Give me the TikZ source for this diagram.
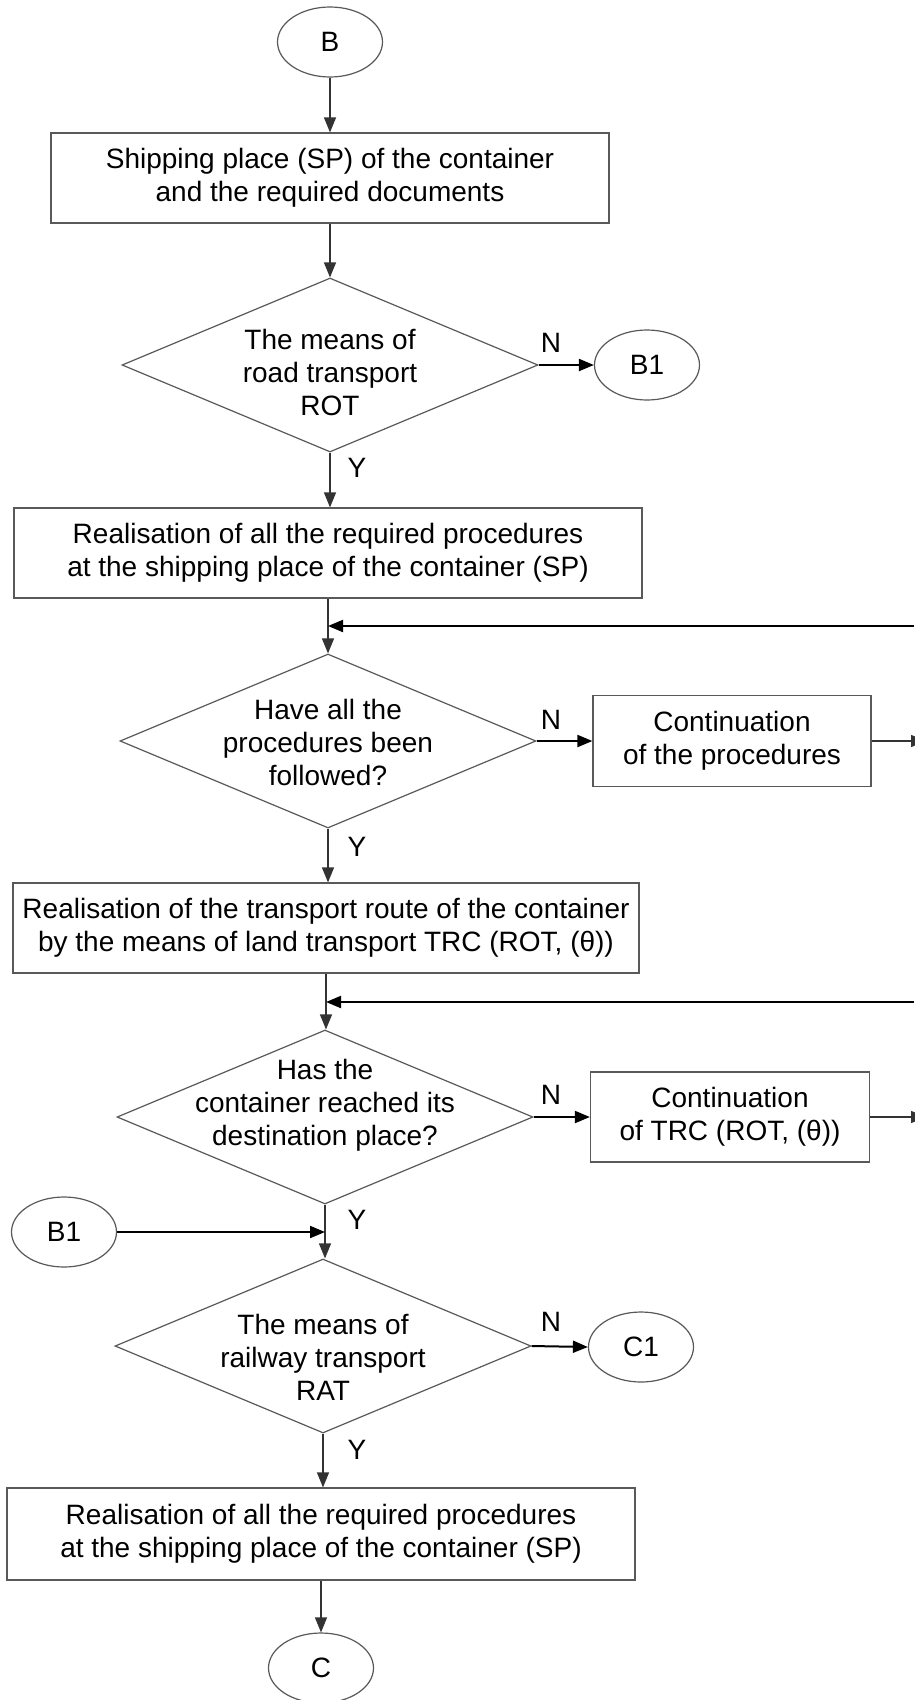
\documentclass[tikz,border=0pt]{standalone}
\usepackage{fontspec}
\setmainfont{Liberation Sans}
\usetikzlibrary{shapes.geometric,arrows.meta,calc}
\begin{document}
\begin{tikzpicture}[x=1pt,y=-1pt,
  every node/.style={font=\fontsize{28}{33}\selectfont},
  box/.style={draw=black!65,line width=1.2pt,rectangle,inner sep=0,align=center},
  dia/.style={draw=black!65,line width=1.2pt,diamond,minimum width=416pt,minimum height=174pt,inner sep=0},
  term/.style={draw=black!65,line width=1.2pt,ellipse,minimum width=105pt,minimum height=70pt,inner sep=0},
  txt/.style={align=center,inner sep=0},
  lbl/.style={inner sep=0},
  tip/.style={-{Triangle[length=15pt,width=12pt]}},
  vline/.style={tip,draw=black!80,line width=1.3pt},
  hline/.style={tip,draw=black,line width=2pt},
]
\useasboundingbox[fill=white] (0,0) rectangle (914,1700);

% nodes
\node[term] (B) at (330,42) {B};
\node[box,minimum width=558pt,minimum height=90pt] (s1) at (330,178) {Shipping place (SP) of the container\\and the required documents};
\node[dia] (d1) at (330,365) {};
\node[txt] (d1t) at (330,372) {The means of\\road transport\\ROT};
\node[term] (B1a) at (647,365) {B1};
\node[box,minimum width=628pt,minimum height=90pt] (s2) at (328,553) {Realisation of all the required procedures\\at the shipping place of the container (SP)};
\node[dia] (d2) at (328,741) {};
\node[txt] (d2t) at (328,742) {Have all the\\procedures been\\followed?};
\node[box,minimum width=278pt,minimum height=91pt] (c1) at (732,741) {Continuation\\of the procedures};
\node[box,minimum width=626pt,minimum height=90pt] (s3) at (326,928) {Realisation of the transport route of the container\\by the means of land transport TRC (ROT, (θ))};
\node[dia] (d3) at (325,1117) {};
\node[txt] (d3t) at (325,1105) {Has the\\container reached its\\destination place?};
\node[box,minimum width=279pt,minimum height=90pt] (c2) at (730,1117) {Continuation\\of TRC (ROT, (θ))};
\node[term] (B1b) at (64,1232) {B1};
\node[dia] (d4) at (323,1346) {};
\node[txt] (d4t) at (323,1357) {The means of\\railway transport\\RAT};
\node[term] (C1) at (641,1347) {C1};
\node[box,minimum width=628pt,minimum height=92pt] (s4) at (321,1534) {Realisation of all the required procedures\\at the shipping place of the container (SP)};
\node[term] (C) at (321,1668) {C};

% labels
\node[lbl] (n1) at (551,343) {N};
\node[lbl] (y1) at (357,468) {Y};
\node[lbl] (n2) at (551,720) {N};
\node[lbl] (y2) at (357,847) {Y};
\node[lbl] (n3) at (551,1095) {N};
\node[lbl] (y3) at (357,1220) {Y};
\node[lbl] (n4) at (551,1322) {N};
\node[lbl] (y4) at (357,1450) {Y};

% free ends at the right edge
\coordinate (f1) at (914,626);
\coordinate (f2) at (914,1002);
\coordinate (e1) at (926,741);
\coordinate (e2) at (926,1117);

% connectors
\draw[vline] (B.south) -- (B.south |- s1.north);
\draw[vline] (s1.south) -- (s1.south |- d1.north);
\draw[hline] (d1.east) -- (B1a.west);
\draw[vline] (d1.south) -- (d1.south |- s2.north);
\draw[vline] (s2.south) -- (s2.south |- d2.north);
\draw[hline] (f1) -- (f1 -| s2.south);
\draw[hline] (d2.east) -- (c1.west);
\draw[vline] (c1.east) -- (e1);
\draw[vline] (d2.south) -- (d2.south |- s3.north);
\draw[vline] (s3.south) -- (s3.south |- d3.north);
\draw[hline] (f2) -- (f2 -| s3.south);
\draw[hline] (d3.east) -- (c2.west);
\draw[vline] (c2.east) -- (e2);
\draw[vline] (d3.south) -- (d3.south |- d4.north);
\draw[hline] (B1b.east) -- (B1b.east -| d3.south);
\draw[hline] (d4.east) -- (C1.west);
\draw[vline] (d4.south) -- (d4.south |- s4.north);
\draw[vline] (s4.south) -- (s4.south |- C.north);
\end{tikzpicture}
\end{document}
....................
• _WHAT THE EXERCISE ASKS_: Without including any pictures, reproduce the listing exactly.

• _TASK OUTPUT_:
Give me the TikZ source for this diagram.
\documentclass[tikz,border=0pt]{standalone}
\usepackage{fontspec}
\setmainfont{Liberation Sans}
\usetikzlibrary{shapes.geometric,arrows.meta,calc}
\begin{document}
\begin{tikzpicture}[x=1pt,y=-1pt,
  every node/.style={font=\fontsize{28}{33}\selectfont},
  box/.style={draw=black!65,line width=1.2pt,rectangle,inner sep=0,align=center},
  dia/.style={draw=black!65,line width=1.2pt,diamond,minimum width=416pt,minimum height=174pt,inner sep=0},
  term/.style={draw=black!65,line width=1.2pt,ellipse,minimum width=105pt,minimum height=70pt,inner sep=0},
  txt/.style={align=center,inner sep=0},
  lbl/.style={inner sep=0},
  tip/.style={-{Triangle[length=15pt,width=12pt]}},
  vline/.style={tip,draw=black!80,line width=1.3pt},
  hline/.style={tip,draw=black,line width=2pt},
]
\useasboundingbox[fill=white] (0,0) rectangle (914,1700);

% nodes
\node[term] (B) at (330,42) {B};
\node[box,minimum width=558pt,minimum height=90pt] (s1) at (330,178) {Shipping place (SP) of the container\\and the required documents};
\node[dia] (d1) at (330,365) {};
\node[txt] (d1t) at (330,372) {The means of\\road transport\\ROT};
\node[term] (B1a) at (647,365) {B1};
\node[box,minimum width=628pt,minimum height=90pt] (s2) at (328,553) {Realisation of all the required procedures\\at the shipping place of the container (SP)};
\node[dia] (d2) at (328,741) {};
\node[txt] (d2t) at (328,742) {Have all the\\procedures been\\followed?};
\node[box,minimum width=278pt,minimum height=91pt] (c1) at (732,741) {Continuation\\of the procedures};
\node[box,minimum width=626pt,minimum height=90pt] (s3) at (326,928) {Realisation of the transport route of the container\\by the means of land transport TRC (ROT, (θ))};
\node[dia] (d3) at (325,1117) {};
\node[txt] (d3t) at (325,1105) {Has the\\container reached its\\destination place?};
\node[box,minimum width=279pt,minimum height=90pt] (c2) at (730,1117) {Continuation\\of TRC (ROT, (θ))};
\node[term] (B1b) at (64,1232) {B1};
\node[dia] (d4) at (323,1346) {};
\node[txt] (d4t) at (323,1357) {The means of\\railway transport\\RAT};
\node[term] (C1) at (641,1347) {C1};
\node[box,minimum width=628pt,minimum height=92pt] (s4) at (321,1534) {Realisation of all the required procedures\\at the shipping place of the container (SP)};
\node[term] (C) at (321,1668) {C};

% labels
\node[lbl] (n1) at (551,343) {N};
\node[lbl] (y1) at (357,468) {Y};
\node[lbl] (n2) at (551,720) {N};
\node[lbl] (y2) at (357,847) {Y};
\node[lbl] (n3) at (551,1095) {N};
\node[lbl] (y3) at (357,1220) {Y};
\node[lbl] (n4) at (551,1322) {N};
\node[lbl] (y4) at (357,1450) {Y};

% free ends at the right edge
\coordinate (f1) at (914,626);
\coordinate (f2) at (914,1002);
\coordinate (e1) at (926,741);
\coordinate (e2) at (926,1117);

% connectors
\draw[vline] (B.south) -- (B.south |- s1.north);
\draw[vline] (s1.south) -- (s1.south |- d1.north);
\draw[hline] (d1.east) -- (B1a.west);
\draw[vline] (d1.south) -- (d1.south |- s2.north);
\draw[vline] (s2.south) -- (s2.south |- d2.north);
\draw[hline] (f1) -- (f1 -| s2.south);
\draw[hline] (d2.east) -- (c1.west);
\draw[vline] (c1.east) -- (e1);
\draw[vline] (d2.south) -- (d2.south |- s3.north);
\draw[vline] (s3.south) -- (s3.south |- d3.north);
\draw[hline] (f2) -- (f2 -| s3.south);
\draw[hline] (d3.east) -- (c2.west);
\draw[vline] (c2.east) -- (e2);
\draw[vline] (d3.south) -- (d3.south |- d4.north);
\draw[hline] (B1b.east) -- (B1b.east -| d3.south);
\draw[hline] (d4.east) -- (C1.west);
\draw[vline] (d4.south) -- (d4.south |- s4.north);
\draw[vline] (s4.south) -- (s4.south |- C.north);
\end{tikzpicture}
\end{document}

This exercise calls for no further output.